There have been several proposals around scaling redis: &80, scalability#49, https://gitlab.com/gitlab-com/gl-infra/infrastructure/-/issues/9414.

One concern that came up around stale reads via read replicas (gitlab-org/gitlab!26801 (closed)) is regarding consistency. For many keys, we currently expect reads from the cache to be consistent and do not tolerate stale reads.

This already can cause issues after a redis failover. Since replication is asynchronous, we have no guarantee that a write was replicated. After a failover, we will quite likely get some stale reads.

It also makes scaling more difficult, because many scaling approaches may exhibit stale reads.

The main goal of this proposal is to increase our tolerance for stale reads in the caching layer, in order to give us more options for scaling.

Scaling

There are several directions we could take for scaling redis (&80).

Strategies include: functional partitioning (gitlab-org/gitlab-foss#64141 (moved)), consistent hashing ("distributed redis"), read replicas, clustering ("redis cluster").

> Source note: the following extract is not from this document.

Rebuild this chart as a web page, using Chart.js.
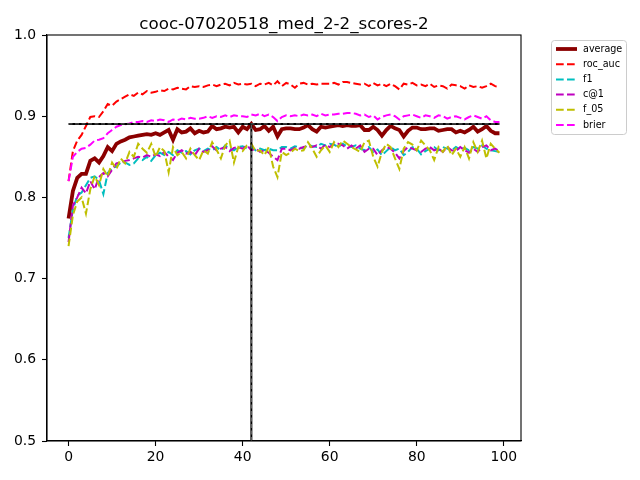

For consistent hashing (scalability#49), we would get stale reads during resharding (when adding a new instance to the cluster).

For read replicas (https://gitlab.com/gitlab-com/gl-infra/infrastructure/-/issues/9414), we would get stale reads all the time.

Functional partitioning and clustering (via redis cluster) avoid such stale reads most of the time, but may still exhibit them during a failover or a network partition.

Version-based invalidation

The way we currently invalidate many caches is through active invalidation. This works by issuing a DEL command on the key we want to refresh.

There is another strategy that we could consider though: version-based invalidation.

This works by designating a non-cached resource to hold the current version. Every cache key related to that resource will then include the latest version.

Rails supports this via cache_key_with_version. By default, calling cache_key on any ActiveRecord object will return a string that contains the model name, the id, and updated_at. For exmple projects/102-20200326115637567901.

Whenever the parent resource changes, so does the cache key. Caches can be invalidated by bumping updated_at -- e.g. via ActiveRecord's touch method. That will change the cache key, and thus any following cache lookup will get (or populate) the new value.

This makes cache keys effectively immutable. Old keys can still be actively deleted, but it is also possible to let them be evicted by redis.

The main constraint for this approach is that there must be some non-cached resource that holds the current version. This uncached resource needs to be fetched every time before cache lookups can be made.

A concrete example

One of the main residents in the cache is RepositoryCache. It caches data from gitaly in redis, on a per-repo basis.

The keys look like this:

cache:gitlab:has_visible_content?:<repo-path>:<project-id>

By including the project's updated_at column, it would look something like this:

cache:gitlab:has_visible_content?:<repo-path>:<project-id>:<updated_at>

If we had a per-repository checksum of the root refs (essentially git for-each-ref | sha1sum, exposed via gitaly, possibly stored in postgres), we could invalidate only when the repo content changes.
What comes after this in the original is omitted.